In Anjaam (1994), which forms a sort of trilogy of Khan’s villainous roles along with Baazigar and Darr, the outstretched arms peek out from the back of a taxi in the song Badi Mushkil Hai. Like Darr, the action is menacing. Khan’s Vijay is obsessed with Madhuri Dixit’s Shivani, and he goes to extreme lengths to possess her. Vijay kills Shivani’s husband and has Shivani jailed for the crime. Shivani turns the tables on Vijay in her moment of revenge. She stretches out her arms, as though to embrace him, but stabs him when he comes close.
The original, simple power of the gesture – a man, asking a woman to love him – is best captured in the moment from Dilwale Dulhania Le Jayenge (1995), when Rahul (Khan) stands in the middle of a mustard field and invites Simran (Kajol) over towards him.
If the action had ominous implications in Darr and Anjaam, it symbolises the ultimate self-sacrifice in Dil Se (1998). Amar (Khan), a journalist, loves Meghna (Manisha Koirala), a suicide bomber, and realises that he is the only thing that can prevent her from blowing herself on Republic Day in Delhi. I told you I would never leave you, Amar says before throwing his arms open so that he can grab Meghna and blow himself up along with her.
By the time Khan had turned producer with the media satire Phir Bhi Dil Hai Hindustani in 2000, the gesture had already acquired a note of parody, as seen in the title track. The action pops up with clockwork regularity in songs and scenes from Khan’s subsequent films, including in international locations.
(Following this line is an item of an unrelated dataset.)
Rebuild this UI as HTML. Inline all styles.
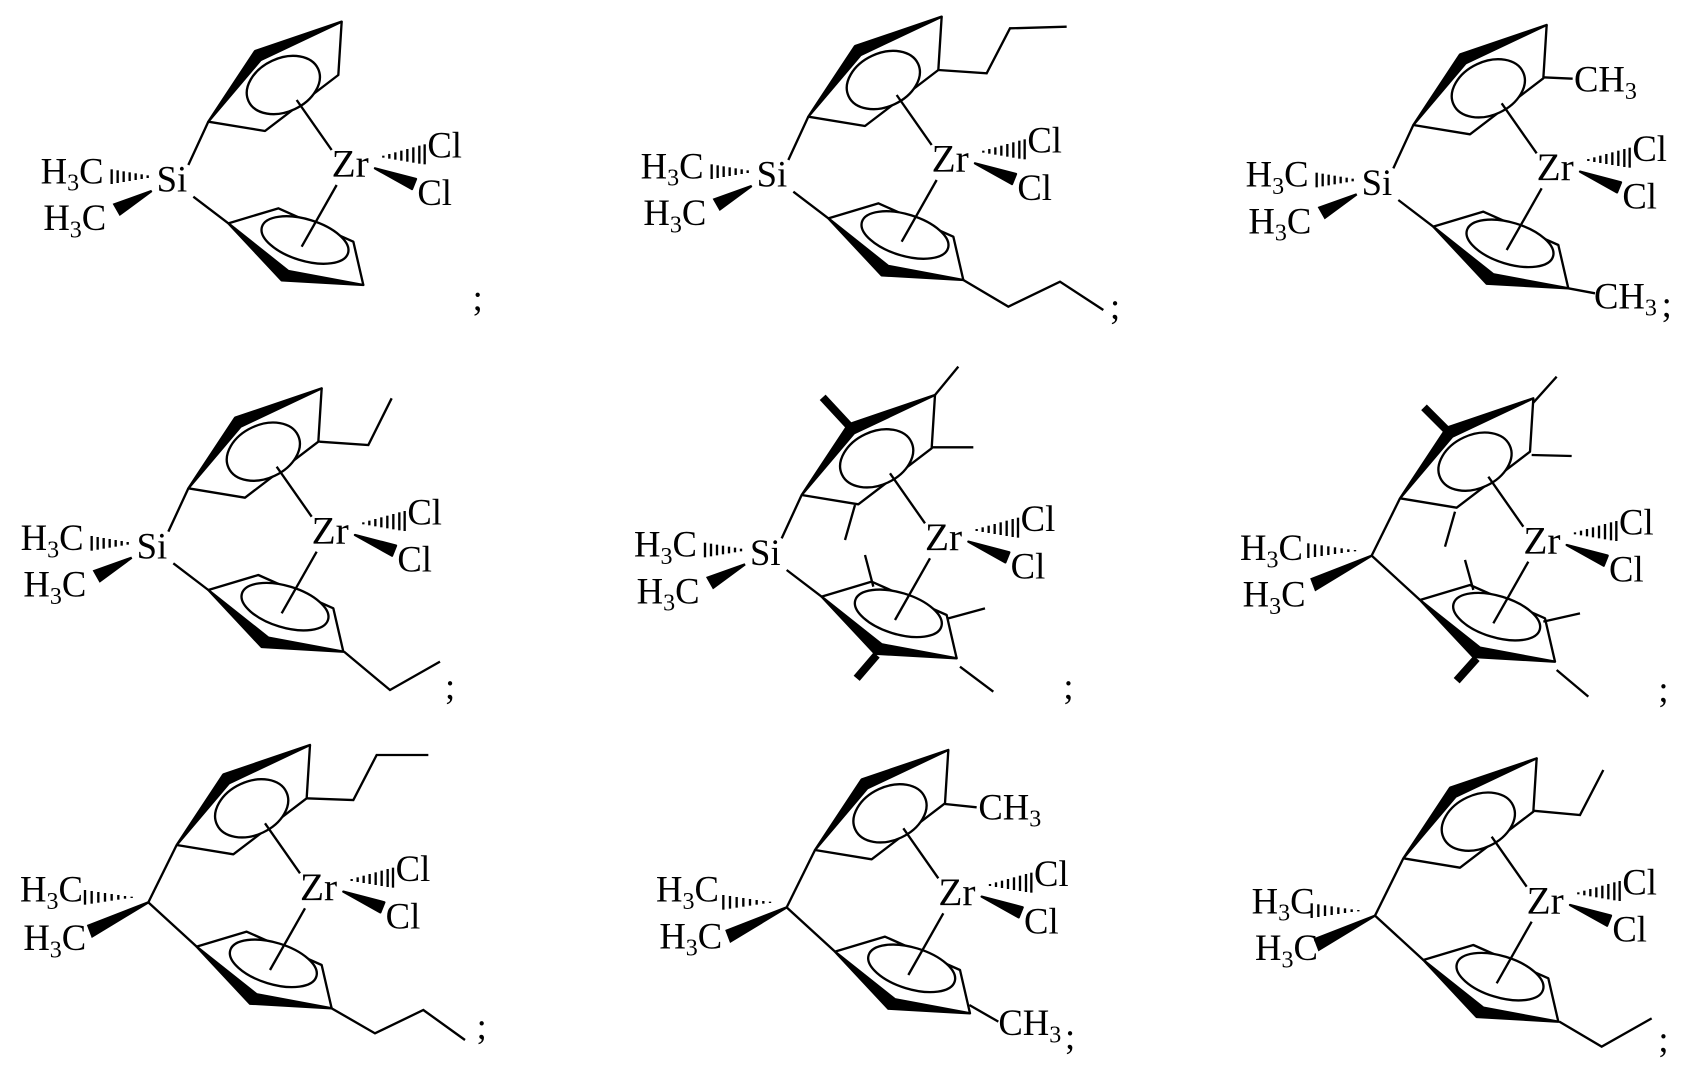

The song Suno Na Suno Na from Chalte Chalte (2003) competes with Deewana Dil Deewana for the maximum number of come-into-my-arms moves. In the title track from the blockbuster romance Kal Ho Naa Ho (2003), the Brooklyn Bridge in New York City forms the backdrop for Khan’s musings on love, accompanied by the appropriate soulful expressions and by-now-mandatory hand gesture.
Main Hoon Na (2004) pays a witty tribute to Khan’s arms-at-ready tendency. Khan’s Ram is an Army soldier who has enrolled in college as part of an undercover mission. When Ram first sees the sizzling chemistry teacher Chandni (Sushmita Sen), he is on his knees, his arms wide open in an anticipatory hug. Ram is no longer in control of his senses, and Chandni tries to restore the arms to his sides, but with no success.
One of the most inventive uses of the action is in one of Khan’s best-loved films. Ashutosh Gowariker’s back-to-roots drama Swades (2004) stars Khan as a NASA scientist who is deeply affected by the poverty and caste that he encounters during a visit back home. The sequence that precedes the song Yeh Tara Woh Tara reveals the divisions in the village: the upper-caste and wealthy denizens sit on the right side of a sheet on which a movie is being projected, while the lower castes and the poor sit behind the sheet. A power cut allows Mohan (Khan) to launch into a tutorial on star gazing, which is followed by the song in which he reminds the villagers that in the sky, all the stars are the same. The wide-armed action isn’t romantic here, but represents Mohan’s plea to overcome differences and be one village, and one nation.
That the gesture has become shorthand for Shah Rukh Khan is evident in a moment from the caper Happy New Year (2014). The man isn’t required any more. His silhouette suffices.